Forces gear up to combat regional terror threats
RORY CALLINAN The Australian July 14, 2017
It’s the largest amphibious assault for Australian troops since WWII but the generals are hoping Exercise Talisman Sabre 2017 delivers another first in proving capability to deploy an emergency “9/11” style force to respond to insurgencies or other regional emergencies.
Australian troops hit the beaches during Exercise Talisman Sabre, at Shoalwater Bay, in central Queensland.
With a deadly battle raging in the southern Philippines between government troops and Islamic State fighters, and North Korea’s military reach increasing, the joint exercise is a dry run for the Australian military to deploy a force modelled on US Marines expeditionary units.
Says Major General Fergus “Gus” McLachlan: “This is the sort of capability that government could deploy around the region.
“So instead of just flying in a small training team, we can take a combat team and trail alongside our partners Malaysia, Singapore and up into Hawaii, and so we will be able to bring a capacity into the region that is unprecedented.”
Asked if the operation was a reaction to trouble spots such as The Philippines, Major General McLachlan said it was not his place to say but it was about having options. “All I can say, and my job is the force generator for the army, (is) that what things like The Philippines remind us of is that there is still a business model where you need a modern, well-equipped army with a range of capabilities,” the head of Forces Command said during a briefing at the exercise site at Shoalwater Bay, about 80km north of Rockhampton.
Australian troops hit the beaches during Exercise Talisman Sabre, at Shoalwater Bay, in central Queensland.
“How a government chooses to use that strategy is their business but it’s our job to give them a range of capability.” He stressed the increasing threats facing the region.
“Your adversary is getting more and more dangerous.
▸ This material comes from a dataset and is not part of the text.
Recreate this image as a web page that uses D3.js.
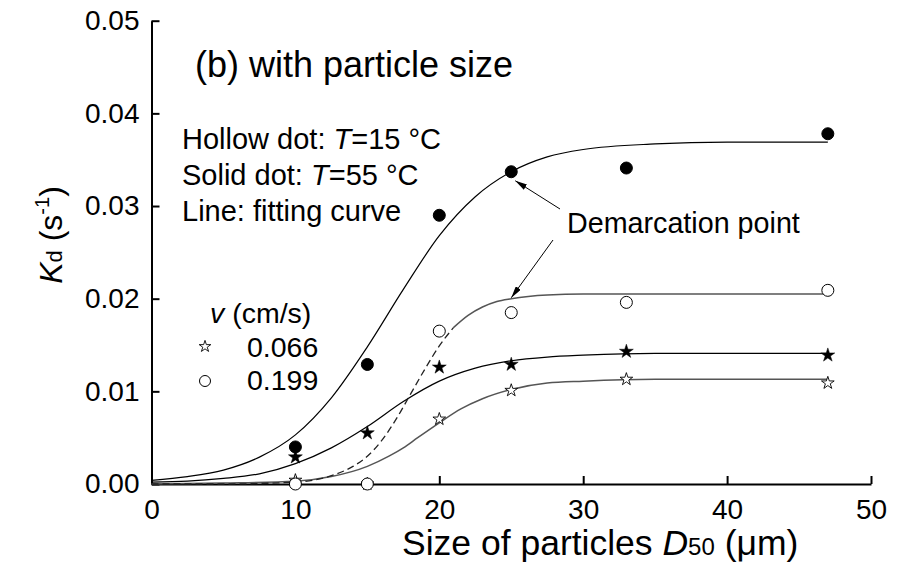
<!DOCTYPE html>
<html>
<head>
<meta charset="utf-8">
<script src="https://cdn.jsdelivr.net/npm/d3@7"></script>
<style>
  html, body { margin: 0; padding: 0; background: #fff; }
  svg { display: block; font-family: Arial, "Liberation Sans", Helvetica, sans-serif; }
</style>
</head>
<body>
<svg id="chart" width="897" height="567"></svg>
<script>
// Measured particle sizes (D50, µm) and decay constants Kd (1/s)
const sizes = [10, 15, 20, 25, 33, 47];
const kdSolidCircle = [0.0040, 0.0129, 0.0290, 0.0337, 0.0341, 0.0378]; // 55 °C, v = 0.199
const kdHollowCircle = [0.0000, 0.0000, 0.0165, 0.0185, 0.0196, 0.0209]; // 15 °C, v = 0.199
const kdSolidStar = [0.0029, 0.0055, 0.0126, 0.0129, 0.0143, 0.0139];   // 55 °C, v = 0.066
const kdHollowStar = [0.0004, 0.0000, 0.0070, 0.0101, 0.0113, 0.0109];  // 15 °C, v = 0.066

// Fitting curves, sampled along D50
const fitXSolidCircle = [0, 2.5, 5, 7.5, 10, 12.5, 15, 17.5, 20, 22.5, 25, 27.5, 30, 35, 40, 47];
const fitSolidCircle = [0.0004, 0.0008, 0.0015, 0.0029, 0.0053, 0.0093, 0.0148, 0.0210, 0.0268, 0.0310, 0.0337, 0.0353, 0.0361, 0.0367, 0.0369, 0.0369];

const fitXSolidStar = [0, 2.5, 5, 7.5, 10, 12.5, 15, 17.5, 20, 22.5, 25, 27.5, 30, 35, 40, 47];
const fitSolidStar = [0.0002, 0.0003, 0.0006, 0.0011, 0.0022, 0.0039, 0.0062, 0.0089, 0.0111, 0.0125, 0.0133, 0.0137, 0.0139, 0.0141, 0.0141, 0.0141];

const fitXHollowCircle = [0, 5, 10, 12.5, 14, 15, 16, 17, 18, 19, 20, 21, 22, 23, 24, 25, 27.5, 30, 35, 47];
const fitHollowCircle = [0.0000, 0.0000, 0.0002, 0.0009, 0.0019, 0.0030, 0.0047, 0.0070, 0.0097, 0.0124, 0.0149, 0.0169, 0.0182, 0.0191, 0.0197, 0.0200, 0.0204, 0.0205, 0.0205, 0.0205];
const dashedUpTo = 21; // lower part of the 15 °C / 0.199 curve is dashed

const fitXHollowStar = [0, 5, 10, 12.5, 15, 16.5, 17.5, 18.5, 20, 21.5, 23, 25, 27.5, 30, 35, 47];
const fitHollowStar = [0.0000, 0.0001, 0.0003, 0.0008, 0.0019, 0.0030, 0.0039, 0.0050, 0.0066, 0.0081, 0.0092, 0.0102, 0.0109, 0.0111, 0.0113, 0.0113];

const xTicks = [0, 10, 20, 30, 40, 50];
const yTicks = [0, 0.01, 0.02, 0.03, 0.04, 0.05];
const velocityLabels = ["0.066", "0.199"];

const svg = d3.select("#chart");
const plotLeft = 151.5, plotRight = 871, plotTop = 20.7, plotBottom = 484;

const x = d3.scaleLinear().domain([0, 50]).range([plotLeft, plotRight]);
const y = d3.scaleLinear().domain([0, 0.05]).range([plotBottom, plotTop]);

// Axes: ticks point into the plot
const xAxis = d3.axisBottom(x).tickValues(xTicks).tickFormat(d3.format("d"))
  .tickSizeInner(-8).tickSizeOuter(0).tickPadding(15);
const yAxis = d3.axisLeft(y).tickValues(yTicks).tickFormat(d3.format(".2f"))
  .tickSizeInner(-8).tickSizeOuter(0).tickPadding(12);

const gx = svg.append("g").attr("transform", `translate(0,${plotBottom})`).call(xAxis);
const gy = svg.append("g").attr("transform", `translate(${plotLeft},0)`).call(yAxis);
[gx, gy].forEach(g => {
  g.select(".domain").attr("stroke", "#000").attr("stroke-width", 2);
  g.selectAll(".tick line").attr("stroke", "#000").attr("stroke-width", 2);
  g.selectAll(".tick text").attr("fill", "#000").attr("font-size", 28)
    .attr("font-family", "Arial, 'Liberation Sans', sans-serif");
});

// Fitting curves
const line = d3.line().x(d => x(d[0])).y(d => y(d[1])).curve(d3.curveMonotoneX);
const curves = svg.append("g").attr("fill", "none");

curves.append("path")
  .attr("d", line(d3.zip(fitXSolidCircle, fitSolidCircle)))
  .attr("stroke", "#000").attr("stroke-width", 1.2);
curves.append("path")
  .attr("d", line(d3.zip(fitXSolidStar, fitSolidStar)))
  .attr("stroke", "#000").attr("stroke-width", 1.2);
curves.append("path")
  .attr("d", line(d3.zip(fitXHollowStar, fitHollowStar)))
  .attr("stroke", "#555").attr("stroke-width", 1.5);

const hcPts = d3.zip(fitXHollowCircle, fitHollowCircle);
curves.append("path")
  .attr("d", line(hcPts.filter(d => d[0] <= dashedUpTo)))
  .attr("stroke", "#222").attr("stroke-width", 1.3).attr("stroke-dasharray", "7,4");
curves.append("path")
  .attr("d", line(hcPts.filter(d => d[0] >= dashedUpTo)))
  .attr("stroke", "#555").attr("stroke-width", 1.5);

// Markers
const star = d3.symbol().type(d3.symbolStar);
const marks = svg.append("g");
function drawStars(values, filled, size) {
  marks.selectAll(null)
    .data(d3.zip(sizes, values))
    .join("path")
    .attr("transform", d => `translate(${x(d[0])},${y(d[1])})`)
    .attr("d", star.size(size)())
    .attr("fill", filled ? "#000" : "#fff")
    .attr("stroke", "#000").attr("stroke-width", filled ? 0.5 : 0.9);
}
function drawCircles(values, filled) {
  marks.selectAll(null)
    .data(d3.zip(sizes, values))
    .join("circle")
    .attr("cx", d => x(d[0])).attr("cy", d => y(d[1]))
    .attr("r", 6)
    .attr("fill", filled ? "#000" : "#fff")
    .attr("stroke", "#000").attr("stroke-width", 1);
}
drawStars(kdHollowStar, false, 50);
drawCircles(kdHollowCircle, false);
drawStars(kdSolidStar, true, 60);
drawCircles(kdSolidCircle, true);

// Panel title and notes
svg.append("text").attr("x", 195).attr("y", 77).attr("font-size", 36)
  .text("(b) with particle size");

const notes = svg.append("g").attr("font-size", 29);
const n1 = notes.append("text").attr("x", 182).attr("y", 149);
n1.append("tspan").text("Hollow dot: ");
n1.append("tspan").attr("font-style", "italic").text("T");
n1.append("tspan").text("=15 °C");
const n2 = notes.append("text").attr("x", 182).attr("y", 185);
n2.append("tspan").text("Solid dot: ");
n2.append("tspan").attr("font-style", "italic").text("T");
n2.append("tspan").text("=55 °C");
notes.append("text").attr("x", 182).attr("y", 221).text("Line: fitting curve");

// Velocity legend
const lg = svg.append("g").attr("font-size", 28.5);
const lt = lg.append("text").attr("x", 210).attr("y", 323);
lt.append("tspan").attr("font-style", "italic").text("v");
lt.append("tspan").text(" (cm/s)");
lg.append("path").attr("transform", "translate(205,346.5)")
  .attr("d", star.size(42)()).attr("fill", "#fff").attr("stroke", "#000").attr("stroke-width", 0.9);
lg.append("circle").attr("cx", 205).attr("cy", 381).attr("r", 5.5)
  .attr("fill", "#fff").attr("stroke", "#000").attr("stroke-width", 1);
lg.append("text").attr("x", 247).attr("y", 357).text(velocityLabels[0]);
lg.append("text").attr("x", 247).attr("y", 390).text(velocityLabels[1]);

// Demarcation annotation
svg.append("defs").append("marker")
  .attr("id", "arrowhead").attr("viewBox", "0 0 12 6")
  .attr("refX", 12).attr("refY", 3)
  .attr("markerWidth", 12).attr("markerHeight", 6)
  .attr("markerUnits", "userSpaceOnUse").attr("orient", "auto")
  .append("path").attr("d", "M0,0 L12,3 L0,6 Z").attr("fill", "#000");

svg.append("text").attr("x", 567).attr("y", 233).attr("font-size", 28.7)
  .text("Demarcation point");
svg.append("line")
  .attr("x1", 560).attr("y1", 209).attr("x2", x(25) + 4).attr("y2", y(0.0337) + 9)
  .attr("stroke", "#000").attr("stroke-width", 1).attr("marker-end", "url(#arrowhead)");
svg.append("line")
  .attr("x1", 553).attr("y1", 240).attr("x2", x(25)).attr("y2", y(0.0201))
  .attr("stroke", "#000").attr("stroke-width", 1).attr("marker-end", "url(#arrowhead)");

// Axis titles
const xt = svg.append("text").attr("x", 402).attr("y", 555).attr("font-size", 35.5);
xt.append("tspan").text("Size of particles ");
xt.append("tspan").attr("font-style", "italic").text("D");
xt.append("tspan").attr("font-size", 24).text("50");
xt.append("tspan").text(" (μm)");

const yt = svg.append("text").attr("transform", "translate(62,235) rotate(-90)")
  .attr("text-anchor", "middle").attr("font-size", 32);
yt.append("tspan").attr("font-style", "italic").text("K");
yt.append("tspan").attr("font-size", 22).text("d");
yt.append("tspan").text(" (s");
yt.append("tspan").attr("font-size", 20).attr("dy", -13).text("-1");
yt.append("tspan").attr("dy", 13).text(")");
</script>
</body>
</html>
The things that only used to be accessible to states at the high end of cyber capability, highly precise lethal weapons, are now available to everybody,” he said. “Sadly, we are in a competition where the adversary gets more capable.
“Even ISIL (Islamic State), we call them hacker makers. They already operate in cyber space, not at a sophisticated level but at a mid level that can disrupt operations, they can make armed UAS (unmanned aerial systems) that can drop bombs, they have effectively created precision weapons.
‘‘So that’s a hybrid non-state adversary.”
Australian troops hit the beaches during Exercise Talisman Sabre, at Shoalwater Bay, in central Queensland.
While part of the joint US, Australian and New Zealand exercise is based around a field training exercise, with a force assault from the ocean to take on an enemy based on land in a conventional format at Shoalwater Bay, the planners have added an asymmetrical aspect including cyber warfare, potential insurgents hidden among a civilian population, and civilians being used as shields.
The exercise involves 33,000 Australian and US military personnel undertaking a series of training exercises involving special forces operations, amphibious landings and maritime operations, and runs for more than a month.